I'm recalling a game many years ago in which "party structure" was somewhat amorphous. Early in play a non-player character had offered my character a job, and my character gathered the several other player characters together for the purpose of completing this job, in essence hiring them on clearly defined terms. When the job was over, everyone was paid as agreed, and there was some scheduled "down time" for training, reorganization, and similar things.

My character had gained the most experience from the venture; as party leader, he was frequently on point, and frequently the other players expected me to handle situations (I had been running games for most of a decade; they had been playing for a couple of years).

One of the other players decided that he would like to run an adventure. His character started contacting any other player characters who were not too busy to join him, outlined what he intended, and headed out to do it. I was present at the table, involved in other things; I had no character on that adventure and no official input into what they did there--but it was still very involving. I was audience in a very real way to that adventure.
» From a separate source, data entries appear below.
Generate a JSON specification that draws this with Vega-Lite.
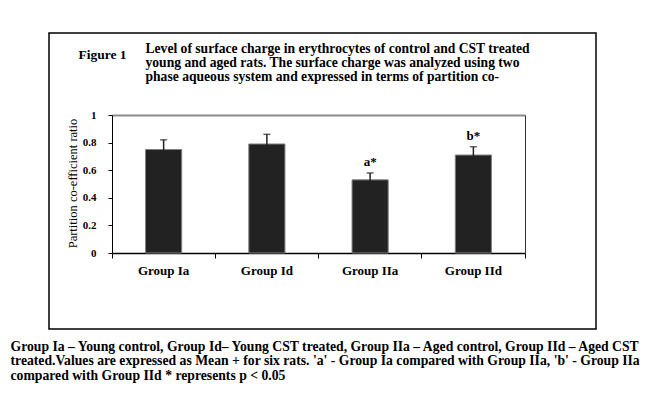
{
  "$schema": "https://vega.github.io/schema/vega-lite/v6.json",
  "width": 547,
  "height": 296,
  "autosize": {"type": "none"},
  "padding": {"left": 49, "top": 33, "right": 58, "bottom": 69},
  "background": "white",
  "config": {
    "view": {"stroke": "#000000", "strokeWidth": 1.5, "fill": "white"},
    "font": "Liberation Serif",
    "axis": {"grid": false}
  },
  "data": {
    "values": [
      {"group": "Group Ia", "value": 0.75, "lo": 0.68, "hi": 0.82, "label": ""},
      {"group": "Group Id", "value": 0.79, "lo": 0.72, "hi": 0.86, "label": ""},
      {"group": "Group IIa", "value": 0.53, "lo": 0.48, "hi": 0.58, "label": "a*"},
      {"group": "Group IId", "value": 0.71, "lo": 0.65, "hi": 0.77, "label": "b*"}
    ]
  },
  "layer": [
    {
      "mark": {"type": "bar", "width": {"band": 0.35}, "fill": "#222222", "stroke": "#808080", "strokeWidth": 1},
      "encoding": {
        "x": {
          "field": "group", "type": "nominal", "sort": null,
          "scale": {"type": "band", "range": [63, 476], "paddingInner": 0, "paddingOuter": 0},
          "axis": {
            "orient": "bottom", "offset": -76, "bandPosition": 1, "tickExtra": true,
            "domainColor": "#000000", "domainWidth": 1.5, "tickColor": "#000000", "tickSize": 5, "tickWidth": 1,
            "labelFont": "Liberation Serif", "labelFontWeight": "bold", "labelFontSize": 13, "labelColor": "#000000",
            "labelPadding": 6, "labelAngle": 0,
            "title": [
              "Group Ia – Young control, Group Id– Young CST treated, Group IIa – Aged control, Group IId – Aged CST",
              "treated.Values are expressed as Mean + for six rats. 'a' - Group Ia compared with Group IIa, 'b' - Group IIa",
              "compared with Group IId * represents p < 0.05"
            ],
            "titleX": -39, "titleY": 97, "titleAlign": "left", "titleAnchor": "start", "titleBaseline": "alphabetic",
            "titleFont": "Liberation Serif", "titleFontWeight": "bold", "titleFontSize": 13.7, "titleColor": "#000000",
            "titleLineHeight": 14.5
          }
        },
        "y": {
          "field": "value", "type": "quantitative",
          "scale": {"domain": [0, 1], "range": [220, 82], "nice": false},
          "axis": {
            "orient": "left", "offset": -63, "values": [0, 0.2, 0.4, 0.6, 0.8, 1], "format": "~g",
            "domainColor": "#000000", "domainWidth": 1, "tickColor": "#000000", "tickSize": 4, "tickWidth": 1,
            "labelFont": "Liberation Serif", "labelFontWeight": "bold", "labelFontSize": 11, "labelColor": "#000000",
            "labelPadding": 12,
            "title": "Partition co-efficient ratio",
            "titleX": -40, "titleY": 150, "titleAngle": 270, "titleAlign": "center", "titleBaseline": "middle",
            "titleFont": "Liberation Serif", "titleFontWeight": "normal", "titleFontSize": 12.5, "titleColor": "#000000"
          }
        }
      }
    },
    {
      "mark": {"type": "rule", "color": "#222222", "strokeWidth": 1.5},
      "encoding": {
        "x": {
          "field": "group", "type": "nominal", "sort": null,
          "axis": {
            "orient": "top", "offset": -82, "labels": false, "ticks": false,
            "domainColor": "#8c8c8c", "domainWidth": 2,
            "title": [
              "Level of surface charge in erythrocytes of control and CST treated",
              "young and aged rats. The surface charge was analyzed using two",
              "phase aqueous system and expressed in terms of partition co-"
            ],
            "titleX": 96, "titleY": -63, "titleAlign": "left", "titleAnchor": "start", "titleBaseline": "alphabetic",
            "titleFont": "Liberation Serif", "titleFontWeight": "bold", "titleFontSize": 13.6, "titleColor": "#000000",
            "titleLineHeight": 14
          }
        },
        "y": {
          "field": "lo", "type": "quantitative",
          "axis": {
            "orient": "right", "offset": -71, "labels": false, "ticks": false,
            "domainColor": "#333333", "domainWidth": 1,
            "title": "Figure  1",
            "titleX": -447, "titleY": 25, "titleAngle": 0, "titleAlign": "left", "titleBaseline": "alphabetic",
            "titleFont": "Liberation Serif", "titleFontWeight": "bold", "titleFontSize": 13.5, "titleColor": "#000000"
          }
        },
        "y2": {"field": "hi"}
      }
    },
    {
      "mark": {"type": "tick", "color": "#222222", "thickness": 1.5, "size": 7},
      "encoding": {
        "x": {"field": "group", "type": "nominal", "sort": null, "axis": null},
        "y": {"field": "hi", "type": "quantitative", "axis": null}
      }
    },
    {
      "mark": {"type": "tick", "color": "#222222", "thickness": 1.5, "size": 7},
      "encoding": {
        "x": {"field": "group", "type": "nominal", "sort": null, "axis": null},
        "y": {"field": "lo", "type": "quantitative", "axis": null}
      }
    },
    {
      "mark": {"type": "text", "font": "Liberation Serif", "fontWeight": "bold", "fontSize": 13, "color": "#000000", "baseline": "alphabetic", "dy": -7},
      "encoding": {
        "x": {"field": "group", "type": "nominal", "sort": null, "axis": null},
        "y": {"field": "hi", "type": "quantitative", "axis": null},
        "text": {"field": "label"}
      }
    }
  ],
  "resolve": {"axis": {"x": "independent", "y": "independent"}}
}
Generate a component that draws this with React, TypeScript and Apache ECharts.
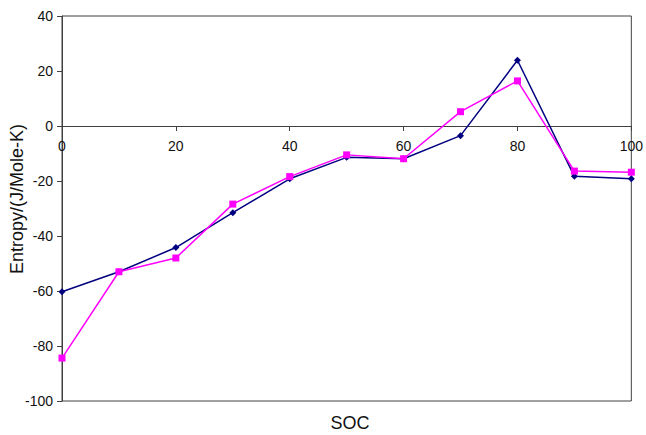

In that game, it frequently happened that one or a few players would have their characters involved in something that held our interest even while the rest of us were involved in our own affairs, which also held the interest of everyone at the table.

E. R. Jones ran that game. I mention that now because multiple staging was one of the core concepts of Multiverser when he brought the concept to me, and this D&D variant game in which I'd played was a wonderful example of the technique. In Multiverser, I am frequently "on the sidelines" watching a fascinating adventure in which I have absolutely  no part at all beyond that of spectator. I have my own stories and adventures that are being created, and I'm enjoying them and relating to them through  my character; but the rest of the people at the table are probably relating to my stories as audience, just as I am relating to their stories as audience.

I think you exaggerate the degree to which we are limited to our characters' perspectives. The fiction is brought to life through the other participants as much as or more than through our own participation. To some degree, what the other players are doing is more interesting to me than what I am doing, because I don't surprise myself half as often as any one of them surprises me.

--M. J. Young

Tomas HVM

First I'd like to say that I enjoyed this last posting by M.J.Young immensely. It is always good to see some fresh thoughts brought forward (fresh to me at least).

I do not deny that our roleplaying may have, and usually do have, qualities to be appreciated by fellow players. What you refer to is proof good enough for me, and my own experience support it.

However; it may be that your example is about a fellow player, not an "audience" as such. Your example describes a viewer who is still part of the game. As a player he may be said to share mindset with the rest of the players. It is possible that this mindset is a prerequisite for his appreciation of the game. It is also possible that prior knowledge of the characters in action, is essential to any shared enjoyment of the drama.

Would it be fair to say that the game you describes as "very involving", probably would be as dull to watch for a true outsider, and as involving, as a traditional roleplaying game usually are?

Do you (or others) have experiences contradicting such a dependency of a shared mindset? If not; do you think it is possible to create it in "true outsiders" to the game? What kind of techniques would it require? How would it influence gameplay? Could any such techniques (if such techniques exist) be used to market roleplaying games more effectively?
Tomas HVM
writer, storyteller, games designer
www.fabula.no

M. J. Young

Quote from: Tomas HVMWould it be fair to say that the game you describes as "very involving", probably would be as dull to watch for a true outsider, and as involving, as a traditional roleplaying game usually are?
I think this may be missing a point somewhere.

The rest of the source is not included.